Двор тем временем оставался спокоен; только собрание в сильном волнении получило послание от короля. Оно перед тем представило ему основные статьи конституции вместе с Декларацией прав. Ответом должно было быть простое признание с обещанием обнародовать и те, и другую. Но король вторично, не пускаясь в объяснения, обратился к собранию с замечаниями: он соглашался на статьи конституции, впрочем, не одобряя их; находил, что в Декларации прав есть прекрасные положения, требующие, однако, разъяснений; наконец, говорил, что обо всем вместе нельзя судить, пока конституция не будет окончена в целом. Это мнение, бесспорно, имело основание; многие публицисты его разделяли; но время ли было выражать его в эту минуту?

Едва завершается чтение этого послания, как поднимаются жалобы. Робеспьер говорит, что королю не подобает критиковать собрание; Дюпор – что ответ должен быть скреплен подписью ответственного министра. Петион пользуется случаем, чтобы напомнить о банкете и с негодованием зачитывает ругательства, изреченные против собрания. Грегуар говорит о голоде и спрашивает, почему некоему мельнику прислано письмо с обещанием платить по двести ливров в неделю, если он откажется молоть хлеб. Письмо ничего не доказывало, потому что все партии могли написать его, однако возбудило сильное

волнение и депутат Монспей требует, чтобы Петион подписал свой донос. Тогда Мирабо, с кафедры объявивший, что не одобряет поступков Грегуара и Петиона, встает, чтобы ответить Монспею. «Я первый не одобрил этих неполитических доносов, – говорит он, – но если уж настаивают, я сам донесу и подпишусь. Но только тогда, когда будет объявлено, что во Франции неприкосновенного нет никого, кроме короля». За этими грозными словами следует молчание, потом возобновляется обсуждение королевского послания.

В одиннадцать часов утра получают известие о парижских событиях. Мирабо подходит к президенту Мунье, который, будучи недавно избранным наперекор Пале-Роялю, во весь этот печальный день обнаруживает несокрушимую твердость.

– Париж, – говорит ему Мирабо, – идет на нас; сделайте вид, будто вам дурно, ступайте во дворец и скажите королю, чтобы он просто, без замечаний, принял статьи и Декларацию.
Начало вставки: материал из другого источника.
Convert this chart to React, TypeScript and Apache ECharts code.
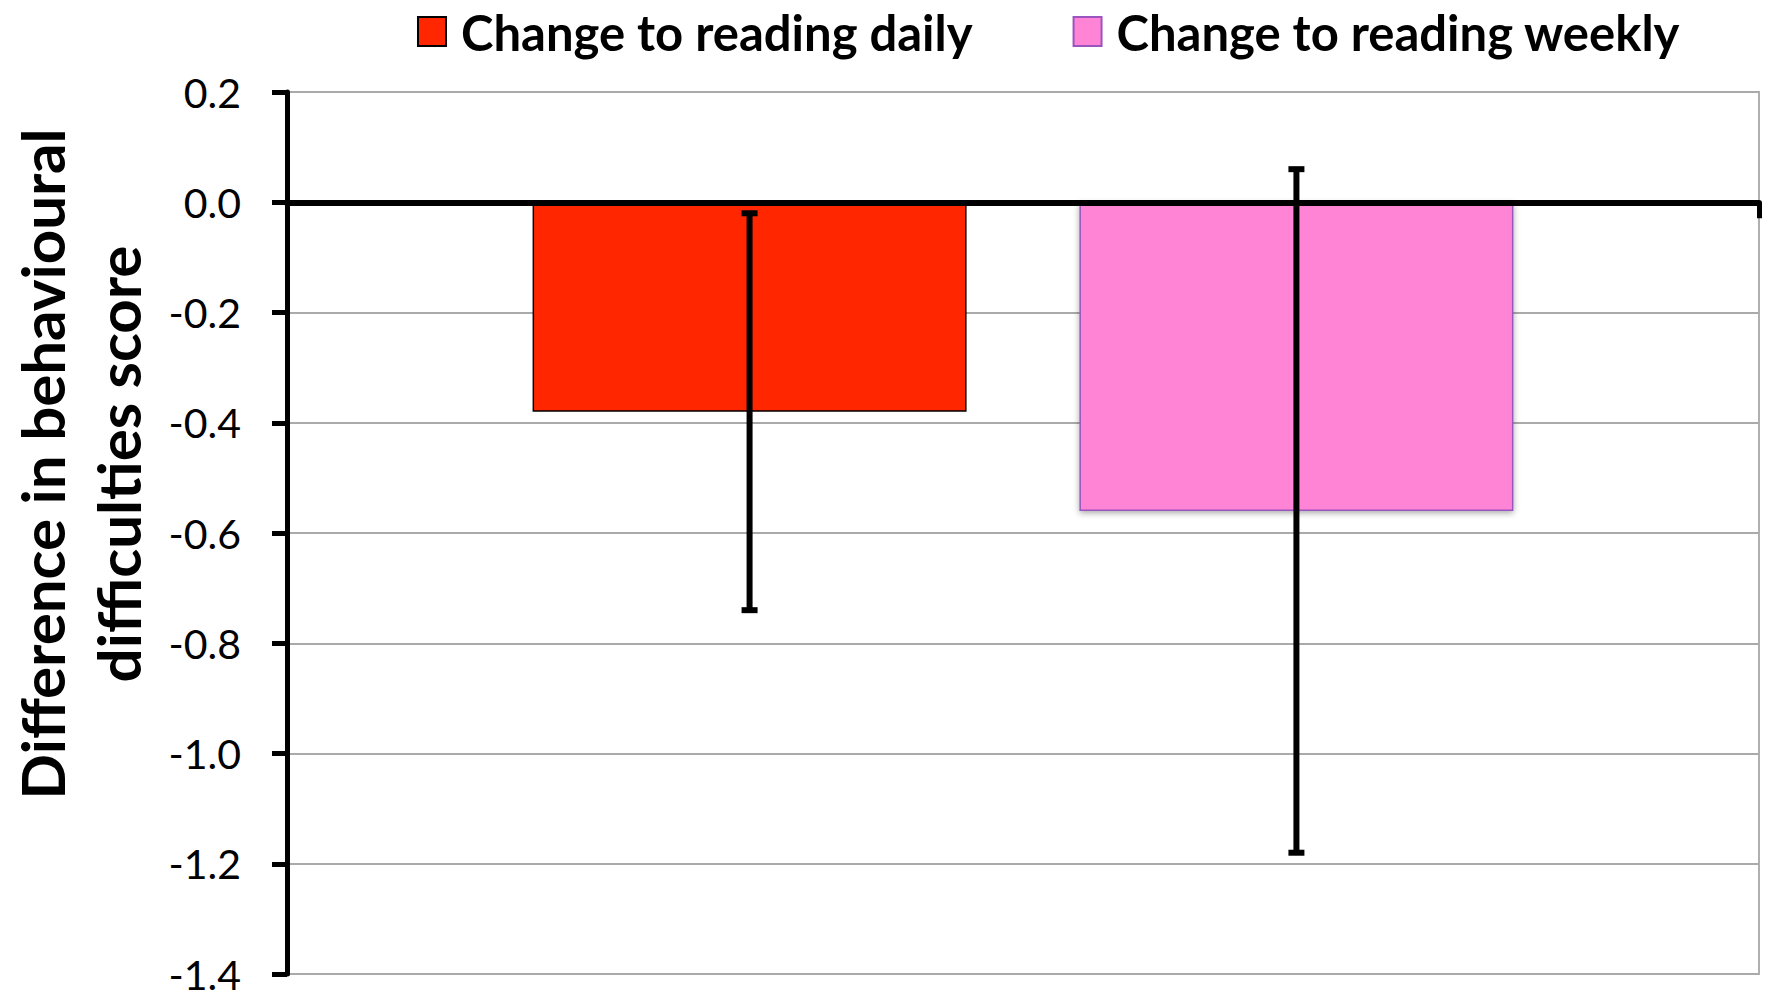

– Париж идет – тем лучше! – отвечает Мунье. – Пусть нас убьют, но всех, – государство от этого выиграет.

– Красиво сказано, право! – замечает Мирабо и возвращается на свое место.

Спор продолжается до трех часов, наконец решают, что президент отправится к королю и будет просить его принять статьи и декларацию. В ту самую минуту, как Мунье хотел идти во дворец, докладывают о депутации: это Майяр с сопровождавшими его женщинами. Майяр просит, чтобы его приняли и выслушали. Его впускают в залу, женщины бросаются вслед за ним. Тогда он излагает всё происшедшее, описывает недостаток хлеба и отчаяние народа, говорит о письме к мельнику и уверяет, будто какой-то человек, встреченный ими по пути, сказал, что одному приходскому священнику поручено донести об этом письме. Этим кюре был Грегуар, который, как мы сейчас видели, действительно донес. Кто-то обвиняет архиепископа Парижского Жюинье в том, что автор письма он. В опровержение обвинения, возведенного на добродетельного прелата, поднимаются крики негодования. Майяра и его депутацию призывают к порядку.

Ему говорят, что приняты все меры к снабжению Парижа продовольствием, что король ничего не забыл и его будут умолять принять еще новые меры, что надо удалиться, а смуты не есть средство прекратить голод.

Мунье выходит, чтобы идти во дворец, но женщины обступают его и хотят идти с ним. Он сначала отказывается, но вынужден взять с собою шестерых. Он проходит через толпы, пришедшие из Парижа, вооруженные пиками, топорами и палками с железными наконечниками. Идет сильный дождь. Отряд лейб-гвардии налетает на толпу, окружившую президента, и разгоняет ее, но женщины тотчас снова обступают Мунье, и он с ними является во дворец.